/---

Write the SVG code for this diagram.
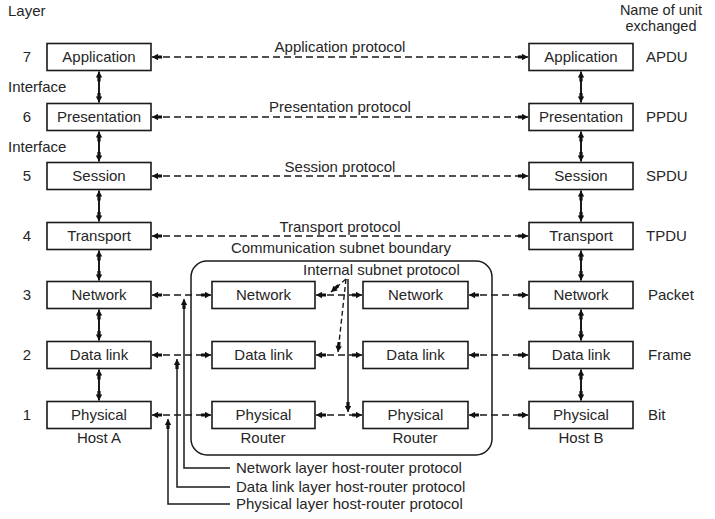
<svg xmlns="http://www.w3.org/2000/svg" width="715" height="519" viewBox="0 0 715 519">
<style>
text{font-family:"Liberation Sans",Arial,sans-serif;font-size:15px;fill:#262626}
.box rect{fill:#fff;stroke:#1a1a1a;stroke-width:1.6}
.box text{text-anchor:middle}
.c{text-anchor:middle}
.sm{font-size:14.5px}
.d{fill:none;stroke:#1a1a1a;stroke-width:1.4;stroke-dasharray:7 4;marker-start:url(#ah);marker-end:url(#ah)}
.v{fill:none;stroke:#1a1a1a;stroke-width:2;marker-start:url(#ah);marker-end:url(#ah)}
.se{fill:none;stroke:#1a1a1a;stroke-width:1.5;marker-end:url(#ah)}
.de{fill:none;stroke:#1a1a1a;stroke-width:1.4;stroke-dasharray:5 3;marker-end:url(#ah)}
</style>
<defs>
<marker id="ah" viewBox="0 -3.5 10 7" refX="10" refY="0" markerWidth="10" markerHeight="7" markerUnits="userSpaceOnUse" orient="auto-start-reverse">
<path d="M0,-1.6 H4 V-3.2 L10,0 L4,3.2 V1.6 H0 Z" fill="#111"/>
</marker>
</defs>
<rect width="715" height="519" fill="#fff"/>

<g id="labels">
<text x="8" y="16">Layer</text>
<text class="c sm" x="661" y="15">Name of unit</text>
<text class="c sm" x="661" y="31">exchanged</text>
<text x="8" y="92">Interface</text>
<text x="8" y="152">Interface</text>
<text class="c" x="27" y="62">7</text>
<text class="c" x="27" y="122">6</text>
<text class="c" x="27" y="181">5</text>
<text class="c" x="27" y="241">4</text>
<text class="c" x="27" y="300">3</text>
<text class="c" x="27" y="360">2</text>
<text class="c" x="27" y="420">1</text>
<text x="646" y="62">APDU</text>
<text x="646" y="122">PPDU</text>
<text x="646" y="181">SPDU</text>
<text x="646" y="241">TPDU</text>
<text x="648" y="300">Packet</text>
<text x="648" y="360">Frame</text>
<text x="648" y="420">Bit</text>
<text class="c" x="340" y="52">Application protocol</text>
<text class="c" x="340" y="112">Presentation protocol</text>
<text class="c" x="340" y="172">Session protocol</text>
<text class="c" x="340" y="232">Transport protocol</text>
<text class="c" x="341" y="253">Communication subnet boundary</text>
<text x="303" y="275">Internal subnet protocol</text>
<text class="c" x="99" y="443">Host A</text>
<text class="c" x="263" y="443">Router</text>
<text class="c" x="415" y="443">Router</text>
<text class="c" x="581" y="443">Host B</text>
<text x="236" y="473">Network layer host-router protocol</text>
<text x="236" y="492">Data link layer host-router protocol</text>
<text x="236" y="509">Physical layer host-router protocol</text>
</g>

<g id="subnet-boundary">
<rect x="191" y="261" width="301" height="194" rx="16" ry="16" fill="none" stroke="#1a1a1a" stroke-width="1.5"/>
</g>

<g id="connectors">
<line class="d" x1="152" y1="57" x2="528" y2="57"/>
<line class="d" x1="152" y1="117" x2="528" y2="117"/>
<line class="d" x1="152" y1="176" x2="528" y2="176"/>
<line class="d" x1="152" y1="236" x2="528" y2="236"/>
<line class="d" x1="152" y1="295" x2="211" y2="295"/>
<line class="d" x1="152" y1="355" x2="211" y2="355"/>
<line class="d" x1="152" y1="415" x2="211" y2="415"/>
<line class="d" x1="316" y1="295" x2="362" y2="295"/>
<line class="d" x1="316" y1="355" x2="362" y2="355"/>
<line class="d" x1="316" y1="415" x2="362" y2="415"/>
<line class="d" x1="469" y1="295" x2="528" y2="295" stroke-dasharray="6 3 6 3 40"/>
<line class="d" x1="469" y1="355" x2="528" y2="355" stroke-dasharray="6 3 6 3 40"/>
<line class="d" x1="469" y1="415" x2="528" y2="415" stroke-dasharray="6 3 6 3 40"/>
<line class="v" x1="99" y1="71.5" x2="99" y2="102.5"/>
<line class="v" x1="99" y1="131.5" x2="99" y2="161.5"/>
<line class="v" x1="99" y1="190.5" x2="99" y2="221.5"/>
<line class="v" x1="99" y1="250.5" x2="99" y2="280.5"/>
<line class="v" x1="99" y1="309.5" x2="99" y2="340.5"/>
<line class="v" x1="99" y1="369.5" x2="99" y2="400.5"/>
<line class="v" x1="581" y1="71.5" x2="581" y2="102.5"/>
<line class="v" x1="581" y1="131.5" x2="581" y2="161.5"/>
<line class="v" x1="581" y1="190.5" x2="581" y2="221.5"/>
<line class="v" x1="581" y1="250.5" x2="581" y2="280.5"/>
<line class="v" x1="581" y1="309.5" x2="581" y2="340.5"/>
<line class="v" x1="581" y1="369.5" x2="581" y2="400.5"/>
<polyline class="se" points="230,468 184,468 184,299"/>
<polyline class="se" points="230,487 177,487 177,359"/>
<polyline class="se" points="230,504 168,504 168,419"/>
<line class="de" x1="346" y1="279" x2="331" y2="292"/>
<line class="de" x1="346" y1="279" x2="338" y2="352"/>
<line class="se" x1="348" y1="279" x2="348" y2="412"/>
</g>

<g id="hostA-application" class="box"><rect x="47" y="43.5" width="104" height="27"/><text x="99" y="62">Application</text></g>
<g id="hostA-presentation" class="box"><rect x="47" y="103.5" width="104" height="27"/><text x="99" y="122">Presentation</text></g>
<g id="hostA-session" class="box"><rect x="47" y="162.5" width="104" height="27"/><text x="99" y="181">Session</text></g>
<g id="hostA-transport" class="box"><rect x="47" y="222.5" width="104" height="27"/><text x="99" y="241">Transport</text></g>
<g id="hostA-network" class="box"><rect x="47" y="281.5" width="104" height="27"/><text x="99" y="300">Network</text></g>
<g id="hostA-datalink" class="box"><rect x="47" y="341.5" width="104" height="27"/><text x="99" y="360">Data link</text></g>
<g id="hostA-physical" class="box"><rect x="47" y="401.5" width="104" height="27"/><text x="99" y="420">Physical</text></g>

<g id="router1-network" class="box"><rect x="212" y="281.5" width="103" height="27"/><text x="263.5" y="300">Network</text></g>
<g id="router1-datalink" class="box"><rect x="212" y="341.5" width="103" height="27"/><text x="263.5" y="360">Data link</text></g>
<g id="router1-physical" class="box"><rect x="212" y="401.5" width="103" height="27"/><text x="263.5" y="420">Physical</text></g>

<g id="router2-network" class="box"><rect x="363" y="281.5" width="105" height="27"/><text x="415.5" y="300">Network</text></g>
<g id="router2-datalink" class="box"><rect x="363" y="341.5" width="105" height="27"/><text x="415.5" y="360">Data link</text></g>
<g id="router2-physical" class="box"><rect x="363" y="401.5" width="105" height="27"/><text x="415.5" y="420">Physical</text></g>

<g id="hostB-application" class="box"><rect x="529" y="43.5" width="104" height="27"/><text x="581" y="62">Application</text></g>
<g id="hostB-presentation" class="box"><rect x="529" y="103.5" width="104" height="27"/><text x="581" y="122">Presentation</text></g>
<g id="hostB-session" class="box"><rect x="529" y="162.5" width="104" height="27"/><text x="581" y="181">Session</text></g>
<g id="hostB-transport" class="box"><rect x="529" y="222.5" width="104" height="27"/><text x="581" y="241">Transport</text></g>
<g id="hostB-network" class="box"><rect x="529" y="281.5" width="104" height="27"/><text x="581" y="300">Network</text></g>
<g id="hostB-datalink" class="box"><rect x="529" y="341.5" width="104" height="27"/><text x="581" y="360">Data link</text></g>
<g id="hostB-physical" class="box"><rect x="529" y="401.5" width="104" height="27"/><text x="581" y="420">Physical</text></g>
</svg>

\---

■ **Short task**: Take the listing and print it again exactly, but without any pictures.

■ **Correct answer**:
Write the SVG code for this diagram.
<svg xmlns="http://www.w3.org/2000/svg" width="715" height="519" viewBox="0 0 715 519">
<style>
text{font-family:"Liberation Sans",Arial,sans-serif;font-size:15px;fill:#262626}
.box rect{fill:#fff;stroke:#1a1a1a;stroke-width:1.6}
.box text{text-anchor:middle}
.c{text-anchor:middle}
.sm{font-size:14.5px}
.d{fill:none;stroke:#1a1a1a;stroke-width:1.4;stroke-dasharray:7 4;marker-start:url(#ah);marker-end:url(#ah)}
.v{fill:none;stroke:#1a1a1a;stroke-width:2;marker-start:url(#ah);marker-end:url(#ah)}
.se{fill:none;stroke:#1a1a1a;stroke-width:1.5;marker-end:url(#ah)}
.de{fill:none;stroke:#1a1a1a;stroke-width:1.4;stroke-dasharray:5 3;marker-end:url(#ah)}
</style>
<defs>
<marker id="ah" viewBox="0 -3.5 10 7" refX="10" refY="0" markerWidth="10" markerHeight="7" markerUnits="userSpaceOnUse" orient="auto-start-reverse">
<path d="M0,-1.6 H4 V-3.2 L10,0 L4,3.2 V1.6 H0 Z" fill="#111"/>
</marker>
</defs>
<rect width="715" height="519" fill="#fff"/>

<g id="labels">
<text x="8" y="16">Layer</text>
<text class="c sm" x="661" y="15">Name of unit</text>
<text class="c sm" x="661" y="31">exchanged</text>
<text x="8" y="92">Interface</text>
<text x="8" y="152">Interface</text>
<text class="c" x="27" y="62">7</text>
<text class="c" x="27" y="122">6</text>
<text class="c" x="27" y="181">5</text>
<text class="c" x="27" y="241">4</text>
<text class="c" x="27" y="300">3</text>
<text class="c" x="27" y="360">2</text>
<text class="c" x="27" y="420">1</text>
<text x="646" y="62">APDU</text>
<text x="646" y="122">PPDU</text>
<text x="646" y="181">SPDU</text>
<text x="646" y="241">TPDU</text>
<text x="648" y="300">Packet</text>
<text x="648" y="360">Frame</text>
<text x="648" y="420">Bit</text>
<text class="c" x="340" y="52">Application protocol</text>
<text class="c" x="340" y="112">Presentation protocol</text>
<text class="c" x="340" y="172">Session protocol</text>
<text class="c" x="340" y="232">Transport protocol</text>
<text class="c" x="341" y="253">Communication subnet boundary</text>
<text x="303" y="275">Internal subnet protocol</text>
<text class="c" x="99" y="443">Host A</text>
<text class="c" x="263" y="443">Router</text>
<text class="c" x="415" y="443">Router</text>
<text class="c" x="581" y="443">Host B</text>
<text x="236" y="473">Network layer host-router protocol</text>
<text x="236" y="492">Data link layer host-router protocol</text>
<text x="236" y="509">Physical layer host-router protocol</text>
</g>

<g id="subnet-boundary">
<rect x="191" y="261" width="301" height="194" rx="16" ry="16" fill="none" stroke="#1a1a1a" stroke-width="1.5"/>
</g>

<g id="connectors">
<line class="d" x1="152" y1="57" x2="528" y2="57"/>
<line class="d" x1="152" y1="117" x2="528" y2="117"/>
<line class="d" x1="152" y1="176" x2="528" y2="176"/>
<line class="d" x1="152" y1="236" x2="528" y2="236"/>
<line class="d" x1="152" y1="295" x2="211" y2="295"/>
<line class="d" x1="152" y1="355" x2="211" y2="355"/>
<line class="d" x1="152" y1="415" x2="211" y2="415"/>
<line class="d" x1="316" y1="295" x2="362" y2="295"/>
<line class="d" x1="316" y1="355" x2="362" y2="355"/>
<line class="d" x1="316" y1="415" x2="362" y2="415"/>
<line class="d" x1="469" y1="295" x2="528" y2="295" stroke-dasharray="6 3 6 3 40"/>
<line class="d" x1="469" y1="355" x2="528" y2="355" stroke-dasharray="6 3 6 3 40"/>
<line class="d" x1="469" y1="415" x2="528" y2="415" stroke-dasharray="6 3 6 3 40"/>
<line class="v" x1="99" y1="71.5" x2="99" y2="102.5"/>
<line class="v" x1="99" y1="131.5" x2="99" y2="161.5"/>
<line class="v" x1="99" y1="190.5" x2="99" y2="221.5"/>
<line class="v" x1="99" y1="250.5" x2="99" y2="280.5"/>
<line class="v" x1="99" y1="309.5" x2="99" y2="340.5"/>
<line class="v" x1="99" y1="369.5" x2="99" y2="400.5"/>
<line class="v" x1="581" y1="71.5" x2="581" y2="102.5"/>
<line class="v" x1="581" y1="131.5" x2="581" y2="161.5"/>
<line class="v" x1="581" y1="190.5" x2="581" y2="221.5"/>
<line class="v" x1="581" y1="250.5" x2="581" y2="280.5"/>
<line class="v" x1="581" y1="309.5" x2="581" y2="340.5"/>
<line class="v" x1="581" y1="369.5" x2="581" y2="400.5"/>
<polyline class="se" points="230,468 184,468 184,299"/>
<polyline class="se" points="230,487 177,487 177,359"/>
<polyline class="se" points="230,504 168,504 168,419"/>
<line class="de" x1="346" y1="279" x2="331" y2="292"/>
<line class="de" x1="346" y1="279" x2="338" y2="352"/>
<line class="se" x1="348" y1="279" x2="348" y2="412"/>
</g>

<g id="hostA-application" class="box"><rect x="47" y="43.5" width="104" height="27"/><text x="99" y="62">Application</text></g>
<g id="hostA-presentation" class="box"><rect x="47" y="103.5" width="104" height="27"/><text x="99" y="122">Presentation</text></g>
<g id="hostA-session" class="box"><rect x="47" y="162.5" width="104" height="27"/><text x="99" y="181">Session</text></g>
<g id="hostA-transport" class="box"><rect x="47" y="222.5" width="104" height="27"/><text x="99" y="241">Transport</text></g>
<g id="hostA-network" class="box"><rect x="47" y="281.5" width="104" height="27"/><text x="99" y="300">Network</text></g>
<g id="hostA-datalink" class="box"><rect x="47" y="341.5" width="104" height="27"/><text x="99" y="360">Data link</text></g>
<g id="hostA-physical" class="box"><rect x="47" y="401.5" width="104" height="27"/><text x="99" y="420">Physical</text></g>

<g id="router1-network" class="box"><rect x="212" y="281.5" width="103" height="27"/><text x="263.5" y="300">Network</text></g>
<g id="router1-datalink" class="box"><rect x="212" y="341.5" width="103" height="27"/><text x="263.5" y="360">Data link</text></g>
<g id="router1-physical" class="box"><rect x="212" y="401.5" width="103" height="27"/><text x="263.5" y="420">Physical</text></g>

<g id="router2-network" class="box"><rect x="363" y="281.5" width="105" height="27"/><text x="415.5" y="300">Network</text></g>
<g id="router2-datalink" class="box"><rect x="363" y="341.5" width="105" height="27"/><text x="415.5" y="360">Data link</text></g>
<g id="router2-physical" class="box"><rect x="363" y="401.5" width="105" height="27"/><text x="415.5" y="420">Physical</text></g>

<g id="hostB-application" class="box"><rect x="529" y="43.5" width="104" height="27"/><text x="581" y="62">Application</text></g>
<g id="hostB-presentation" class="box"><rect x="529" y="103.5" width="104" height="27"/><text x="581" y="122">Presentation</text></g>
<g id="hostB-session" class="box"><rect x="529" y="162.5" width="104" height="27"/><text x="581" y="181">Session</text></g>
<g id="hostB-transport" class="box"><rect x="529" y="222.5" width="104" height="27"/><text x="581" y="241">Transport</text></g>
<g id="hostB-network" class="box"><rect x="529" y="281.5" width="104" height="27"/><text x="581" y="300">Network</text></g>
<g id="hostB-datalink" class="box"><rect x="529" y="341.5" width="104" height="27"/><text x="581" y="360">Data link</text></g>
<g id="hostB-physical" class="box"><rect x="529" y="401.5" width="104" height="27"/><text x="581" y="420">Physical</text></g>
</svg>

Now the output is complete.